SAM EARL STAGGS, RESPONDENT,
v.
T.R. BRIDGMAN, APPELLANT.



The opinion of the court was delivered by: Oxner, Justice.

March 6, 1958.

From a somewhat meager record, we gather the following facts: Wade Staggs, brother of the mortgagee Sam Earl Staggs, owned two lots of land in the town of Landrum, Spartanburg County, upon which there was a mortgage of approximately $1,000.00 held by a building and loan association. On or about February 1, 1951, he sold this property to T.R. Bridgman who assumed payment of the building and loan mortgage and agreed to pay the seller, Wade Staggs, $2,800.00 in cash. In order to raise the cash payment, Bridgman executed and delivered to Sam Earl Staggs a note for $2,800.00, secured by a mortgage on the two lots of land brought from Wade Staggs. Sam Earl Staggs thereupon paid to his brother, Wade Staggs, the sum of $2,800.00, the amount of the note and mortgage.

The note and mortgage from Bridgman to Sam Earl Staggs was payable in monthly installments of $54.14. Bridgman made twelve payments, the last being made on September 20, 1952. He testified that he then discontinued his payments because he learned that a Federal tax assessment had been filed against Wade Staggs which constituted a lien on the property. However, he continued to make the monthly payments on the building and loan mortgage. Thereafter Sam Earl Staggs elected to declare the full amount of his mortgage due and payable and brought this action for foreclosure.

There is no merit in the defense of want of consideration. We have a concurrent finding of the Master and County Judge, abundantly supported by the testimony, that this mortgage was given to enable appellant to obtain the necessary funds to make the cash payment on the lots bought by him and that respondent paid this amount to the seller. This certainly was sufficient to constitute a legal consideration for the obligation. Theodore v. Mozie, 230 S.C. 216, 95 S.E.2d 173, and cases therein cited.
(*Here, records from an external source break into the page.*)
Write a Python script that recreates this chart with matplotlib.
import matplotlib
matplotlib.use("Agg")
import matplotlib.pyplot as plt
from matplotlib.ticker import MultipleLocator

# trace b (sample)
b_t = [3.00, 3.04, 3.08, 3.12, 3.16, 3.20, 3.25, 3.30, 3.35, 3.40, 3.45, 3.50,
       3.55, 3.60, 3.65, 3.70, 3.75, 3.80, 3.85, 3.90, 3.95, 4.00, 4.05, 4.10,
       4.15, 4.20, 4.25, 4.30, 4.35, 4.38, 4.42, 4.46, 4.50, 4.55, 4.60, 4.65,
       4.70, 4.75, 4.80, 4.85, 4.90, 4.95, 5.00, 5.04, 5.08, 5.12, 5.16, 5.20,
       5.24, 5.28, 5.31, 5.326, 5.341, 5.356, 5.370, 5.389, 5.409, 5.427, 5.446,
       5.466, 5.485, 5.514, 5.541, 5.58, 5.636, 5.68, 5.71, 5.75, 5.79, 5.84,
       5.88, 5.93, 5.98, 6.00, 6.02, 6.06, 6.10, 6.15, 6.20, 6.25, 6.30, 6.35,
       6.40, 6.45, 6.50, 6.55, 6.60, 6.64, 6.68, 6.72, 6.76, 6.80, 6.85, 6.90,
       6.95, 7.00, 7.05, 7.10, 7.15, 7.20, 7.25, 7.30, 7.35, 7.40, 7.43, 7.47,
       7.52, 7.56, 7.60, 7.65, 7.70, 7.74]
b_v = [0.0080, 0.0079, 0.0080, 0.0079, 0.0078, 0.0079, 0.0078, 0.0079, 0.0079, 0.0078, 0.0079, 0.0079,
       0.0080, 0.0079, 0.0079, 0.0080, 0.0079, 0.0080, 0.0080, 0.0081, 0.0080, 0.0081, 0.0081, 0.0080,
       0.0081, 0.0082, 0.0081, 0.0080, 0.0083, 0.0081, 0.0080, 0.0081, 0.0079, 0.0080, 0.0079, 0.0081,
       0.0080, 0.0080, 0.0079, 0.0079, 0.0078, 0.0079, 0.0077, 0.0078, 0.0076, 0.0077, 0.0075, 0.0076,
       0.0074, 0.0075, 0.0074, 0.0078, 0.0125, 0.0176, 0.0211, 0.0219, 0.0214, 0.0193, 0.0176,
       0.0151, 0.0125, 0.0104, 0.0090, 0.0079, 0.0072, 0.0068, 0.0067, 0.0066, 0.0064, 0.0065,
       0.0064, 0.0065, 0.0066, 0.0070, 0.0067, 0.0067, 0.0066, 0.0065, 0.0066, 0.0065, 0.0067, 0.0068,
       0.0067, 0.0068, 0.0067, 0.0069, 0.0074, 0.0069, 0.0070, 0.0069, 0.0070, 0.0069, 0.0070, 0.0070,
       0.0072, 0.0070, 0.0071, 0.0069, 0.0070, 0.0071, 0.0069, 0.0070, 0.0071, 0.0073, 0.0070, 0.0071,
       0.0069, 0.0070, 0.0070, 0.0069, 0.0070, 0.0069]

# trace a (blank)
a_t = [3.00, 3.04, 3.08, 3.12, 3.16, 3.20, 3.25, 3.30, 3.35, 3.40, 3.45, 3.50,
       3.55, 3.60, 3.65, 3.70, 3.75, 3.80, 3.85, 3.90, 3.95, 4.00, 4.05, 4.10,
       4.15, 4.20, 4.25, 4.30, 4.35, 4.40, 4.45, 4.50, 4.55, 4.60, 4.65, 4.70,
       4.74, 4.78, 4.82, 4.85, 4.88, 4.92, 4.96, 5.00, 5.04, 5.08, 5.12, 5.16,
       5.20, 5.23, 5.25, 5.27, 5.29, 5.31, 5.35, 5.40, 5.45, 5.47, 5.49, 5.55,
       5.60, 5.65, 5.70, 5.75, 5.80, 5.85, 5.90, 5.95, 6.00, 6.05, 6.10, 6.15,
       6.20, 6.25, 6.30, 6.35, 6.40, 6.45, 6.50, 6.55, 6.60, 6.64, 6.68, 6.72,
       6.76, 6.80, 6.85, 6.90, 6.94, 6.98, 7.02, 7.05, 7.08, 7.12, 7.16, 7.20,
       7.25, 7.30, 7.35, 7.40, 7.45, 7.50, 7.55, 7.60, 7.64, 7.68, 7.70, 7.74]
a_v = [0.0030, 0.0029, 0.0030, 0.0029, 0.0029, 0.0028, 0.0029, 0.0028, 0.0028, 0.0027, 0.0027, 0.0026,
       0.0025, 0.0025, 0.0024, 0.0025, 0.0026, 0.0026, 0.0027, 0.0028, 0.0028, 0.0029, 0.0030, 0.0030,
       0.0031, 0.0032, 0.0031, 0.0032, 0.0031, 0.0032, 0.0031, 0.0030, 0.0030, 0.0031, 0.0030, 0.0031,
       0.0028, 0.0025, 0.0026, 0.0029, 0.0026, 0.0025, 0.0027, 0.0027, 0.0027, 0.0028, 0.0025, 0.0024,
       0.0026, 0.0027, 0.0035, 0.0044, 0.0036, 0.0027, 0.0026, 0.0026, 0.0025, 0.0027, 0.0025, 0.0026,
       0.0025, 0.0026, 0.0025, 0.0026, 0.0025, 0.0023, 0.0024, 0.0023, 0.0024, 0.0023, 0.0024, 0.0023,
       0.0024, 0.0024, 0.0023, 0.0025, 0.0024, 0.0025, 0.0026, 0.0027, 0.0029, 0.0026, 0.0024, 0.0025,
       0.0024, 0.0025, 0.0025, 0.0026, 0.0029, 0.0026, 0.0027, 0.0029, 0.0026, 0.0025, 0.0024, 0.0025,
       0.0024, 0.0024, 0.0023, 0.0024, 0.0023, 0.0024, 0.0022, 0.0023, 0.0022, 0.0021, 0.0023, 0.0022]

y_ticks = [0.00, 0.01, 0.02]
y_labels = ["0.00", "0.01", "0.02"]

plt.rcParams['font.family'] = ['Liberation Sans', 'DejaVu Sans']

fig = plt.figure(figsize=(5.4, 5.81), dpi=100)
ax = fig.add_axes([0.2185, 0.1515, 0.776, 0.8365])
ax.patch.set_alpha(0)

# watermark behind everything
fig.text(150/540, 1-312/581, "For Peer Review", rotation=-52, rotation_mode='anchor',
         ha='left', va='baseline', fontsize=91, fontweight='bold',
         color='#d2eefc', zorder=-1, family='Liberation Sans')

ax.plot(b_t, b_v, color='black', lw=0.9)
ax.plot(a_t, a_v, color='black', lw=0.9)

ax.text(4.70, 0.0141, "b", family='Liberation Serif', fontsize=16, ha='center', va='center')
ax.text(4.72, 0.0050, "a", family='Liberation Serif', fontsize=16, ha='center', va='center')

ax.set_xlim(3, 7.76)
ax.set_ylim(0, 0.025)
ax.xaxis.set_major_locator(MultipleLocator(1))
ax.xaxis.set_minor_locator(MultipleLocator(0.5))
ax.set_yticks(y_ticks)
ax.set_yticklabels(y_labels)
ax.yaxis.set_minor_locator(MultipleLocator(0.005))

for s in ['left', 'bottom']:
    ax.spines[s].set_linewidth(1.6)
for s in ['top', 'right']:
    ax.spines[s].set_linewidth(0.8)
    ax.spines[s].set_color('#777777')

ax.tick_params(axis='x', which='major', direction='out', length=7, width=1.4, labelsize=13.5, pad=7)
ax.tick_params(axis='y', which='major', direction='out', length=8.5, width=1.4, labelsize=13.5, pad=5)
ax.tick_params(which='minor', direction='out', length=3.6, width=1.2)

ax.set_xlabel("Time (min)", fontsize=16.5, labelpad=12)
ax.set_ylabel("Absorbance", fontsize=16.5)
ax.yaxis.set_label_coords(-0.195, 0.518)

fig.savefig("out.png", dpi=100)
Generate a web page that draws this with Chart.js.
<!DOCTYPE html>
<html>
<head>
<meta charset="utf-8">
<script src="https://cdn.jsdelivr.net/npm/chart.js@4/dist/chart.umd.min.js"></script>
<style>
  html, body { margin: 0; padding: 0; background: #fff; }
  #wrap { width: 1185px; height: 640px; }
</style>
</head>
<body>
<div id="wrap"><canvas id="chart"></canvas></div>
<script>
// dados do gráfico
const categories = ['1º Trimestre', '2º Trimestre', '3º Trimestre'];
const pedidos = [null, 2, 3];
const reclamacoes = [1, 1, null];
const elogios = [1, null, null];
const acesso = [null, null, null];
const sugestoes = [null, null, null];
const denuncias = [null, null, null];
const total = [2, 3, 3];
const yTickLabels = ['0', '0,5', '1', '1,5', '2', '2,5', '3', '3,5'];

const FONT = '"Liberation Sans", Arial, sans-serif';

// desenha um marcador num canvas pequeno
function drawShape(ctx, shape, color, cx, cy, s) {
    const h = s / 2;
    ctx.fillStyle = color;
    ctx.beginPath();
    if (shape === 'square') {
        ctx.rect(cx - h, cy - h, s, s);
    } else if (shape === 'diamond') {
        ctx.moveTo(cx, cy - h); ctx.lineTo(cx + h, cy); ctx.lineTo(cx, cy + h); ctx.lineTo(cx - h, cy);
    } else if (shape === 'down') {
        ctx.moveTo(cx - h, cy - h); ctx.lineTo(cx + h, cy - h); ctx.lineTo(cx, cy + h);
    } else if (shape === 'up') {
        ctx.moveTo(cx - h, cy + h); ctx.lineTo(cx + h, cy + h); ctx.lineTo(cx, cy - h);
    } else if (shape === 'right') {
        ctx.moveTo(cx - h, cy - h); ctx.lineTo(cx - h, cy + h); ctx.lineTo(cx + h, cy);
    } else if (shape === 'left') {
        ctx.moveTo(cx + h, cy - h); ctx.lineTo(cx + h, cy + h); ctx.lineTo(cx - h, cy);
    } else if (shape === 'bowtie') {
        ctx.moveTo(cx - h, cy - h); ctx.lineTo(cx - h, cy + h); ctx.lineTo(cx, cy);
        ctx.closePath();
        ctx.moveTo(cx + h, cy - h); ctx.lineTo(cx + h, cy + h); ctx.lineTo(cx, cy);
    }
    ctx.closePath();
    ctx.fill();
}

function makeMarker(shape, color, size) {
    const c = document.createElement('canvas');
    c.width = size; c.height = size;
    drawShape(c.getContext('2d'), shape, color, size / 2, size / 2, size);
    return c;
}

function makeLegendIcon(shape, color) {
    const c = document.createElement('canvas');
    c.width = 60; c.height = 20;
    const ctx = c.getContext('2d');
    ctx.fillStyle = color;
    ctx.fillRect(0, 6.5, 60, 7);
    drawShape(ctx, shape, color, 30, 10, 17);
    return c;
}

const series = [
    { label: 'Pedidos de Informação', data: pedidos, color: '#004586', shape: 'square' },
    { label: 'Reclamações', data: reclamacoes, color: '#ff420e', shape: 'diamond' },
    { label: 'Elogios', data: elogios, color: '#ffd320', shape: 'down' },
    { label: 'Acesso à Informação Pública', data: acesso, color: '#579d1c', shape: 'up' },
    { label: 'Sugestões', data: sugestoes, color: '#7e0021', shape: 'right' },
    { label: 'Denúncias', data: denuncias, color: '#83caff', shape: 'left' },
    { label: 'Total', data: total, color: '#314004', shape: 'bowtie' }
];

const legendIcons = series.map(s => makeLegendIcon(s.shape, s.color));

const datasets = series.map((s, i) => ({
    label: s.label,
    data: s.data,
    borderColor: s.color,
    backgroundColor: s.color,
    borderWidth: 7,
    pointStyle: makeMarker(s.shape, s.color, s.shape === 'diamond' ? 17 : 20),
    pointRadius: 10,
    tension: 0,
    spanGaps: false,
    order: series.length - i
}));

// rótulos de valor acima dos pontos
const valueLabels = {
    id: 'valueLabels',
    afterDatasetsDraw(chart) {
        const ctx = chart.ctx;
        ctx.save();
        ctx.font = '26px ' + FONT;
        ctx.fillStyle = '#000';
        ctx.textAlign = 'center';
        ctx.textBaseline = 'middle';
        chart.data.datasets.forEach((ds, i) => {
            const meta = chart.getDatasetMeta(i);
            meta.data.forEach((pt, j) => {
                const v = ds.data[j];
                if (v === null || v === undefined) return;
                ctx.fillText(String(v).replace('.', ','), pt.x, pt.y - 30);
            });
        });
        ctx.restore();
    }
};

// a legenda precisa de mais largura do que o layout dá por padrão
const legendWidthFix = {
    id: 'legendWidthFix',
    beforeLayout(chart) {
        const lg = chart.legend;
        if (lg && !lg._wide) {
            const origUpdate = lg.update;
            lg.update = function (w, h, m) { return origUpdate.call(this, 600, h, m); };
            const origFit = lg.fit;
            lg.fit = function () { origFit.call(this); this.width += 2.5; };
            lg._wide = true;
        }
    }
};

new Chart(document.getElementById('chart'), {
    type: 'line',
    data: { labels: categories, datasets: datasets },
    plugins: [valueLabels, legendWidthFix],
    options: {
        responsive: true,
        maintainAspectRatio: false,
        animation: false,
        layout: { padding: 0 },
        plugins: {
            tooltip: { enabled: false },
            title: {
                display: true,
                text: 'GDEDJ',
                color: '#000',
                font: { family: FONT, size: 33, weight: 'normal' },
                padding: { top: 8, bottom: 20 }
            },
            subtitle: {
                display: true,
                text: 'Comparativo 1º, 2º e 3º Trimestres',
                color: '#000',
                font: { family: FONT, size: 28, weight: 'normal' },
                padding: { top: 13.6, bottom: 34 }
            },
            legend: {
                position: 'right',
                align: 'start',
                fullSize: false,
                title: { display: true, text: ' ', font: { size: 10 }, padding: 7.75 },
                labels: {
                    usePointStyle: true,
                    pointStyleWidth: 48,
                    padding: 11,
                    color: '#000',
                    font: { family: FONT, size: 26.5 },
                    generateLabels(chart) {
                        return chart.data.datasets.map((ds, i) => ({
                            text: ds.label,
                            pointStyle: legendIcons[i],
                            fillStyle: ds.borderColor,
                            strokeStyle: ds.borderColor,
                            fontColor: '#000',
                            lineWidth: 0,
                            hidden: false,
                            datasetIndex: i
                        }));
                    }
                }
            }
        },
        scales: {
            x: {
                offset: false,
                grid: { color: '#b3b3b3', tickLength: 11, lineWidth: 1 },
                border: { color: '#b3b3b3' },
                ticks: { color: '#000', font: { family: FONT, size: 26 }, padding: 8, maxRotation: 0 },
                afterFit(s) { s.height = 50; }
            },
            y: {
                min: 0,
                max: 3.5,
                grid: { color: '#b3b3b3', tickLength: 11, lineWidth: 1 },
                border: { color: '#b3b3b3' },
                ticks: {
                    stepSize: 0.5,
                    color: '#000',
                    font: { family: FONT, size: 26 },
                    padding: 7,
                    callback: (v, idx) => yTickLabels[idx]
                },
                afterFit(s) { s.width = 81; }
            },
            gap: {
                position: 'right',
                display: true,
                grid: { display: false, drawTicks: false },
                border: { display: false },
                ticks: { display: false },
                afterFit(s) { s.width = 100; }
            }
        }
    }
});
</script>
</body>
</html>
The defense of failure of consideration rests on a claim that the title to the lots was defective in that the property was encumbered with a tax lien filed against the seller. It does appear that such a lien was filed but the record does not disclose when or in what amount or whether the tax assessment constitutes a lien against this particular property. However, these considerations are unimportant in view of the fact that the evidence shows, and the Master and County Judge so found, that respondent knew nothing of the tax lien when he made the loan on the property and is an innocent holder for value of the note and mortgage.

Judgment affirmed.

STUKES, C.J., and TAYLOR, LEGGE and MOSS, JJ., concur.